Jedna osoba została poszkodowana w wyniku prawdopodobnego wybuchu w bloku przy ulicy Mickiewicza 33a w Białymstoku. Przyczyny eksplozji i pożaru są ustalane.
W lokalu mieszkał samotny mężczyzna z psem, mężczyzna został poszkodowany i karetka pogotowia zabrała go do szpitala. Psem zaopiekowali się pracownicy Towarzystwa Opieki nad Zwierzętami, wcześniej strażacy podawali mu tlen.
Strażacy wspólnie z policjantami ewakuowali z tej klatki 6 osób. Mieszkańcy mówią, że siła wybuchu była tak duża, że wiele drzwi na klatce schodowej zostało zniszczonych.
– Po dojeździe okazało się, że jest pożar w mieszkaniu na czwartym piętrze. Strażacy rozwinęli linię gaśniczą, równocześnie ewakuowali razem z policjantami mieszkańców całej klatki. W wyniku pożaru częściowo spaliło się mieszkanie z wyposażeniem.
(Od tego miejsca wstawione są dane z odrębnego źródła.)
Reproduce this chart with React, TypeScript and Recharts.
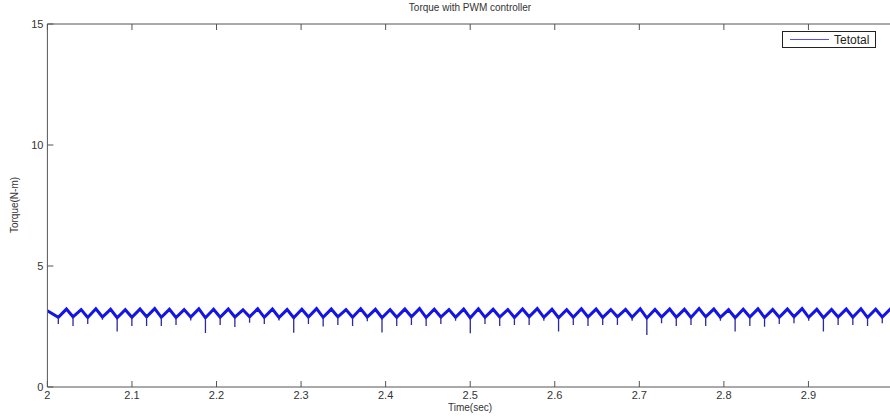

Strażacy w trakcie gaszenia natknęli się na poszkodowanego lokatora tego mieszkania, niezwłocznie go wynieśli, przekazali dla pogotowia ratunkowego obecnego na miejscu – mówi dowodzący akcją ratunkową strażaków starszy kapitan Łukasz Ostrowski.
Jak mówi kapitan, na razie nie wiadomo co mogło być przyczyną pożaru.
Obecność na miejscu wielu pracowników pogotowia gazowego może wskazywać na to, że w mieszkaniu mogło dojść do wybuchu gazu, ale to ustalają strażacy i policjanci.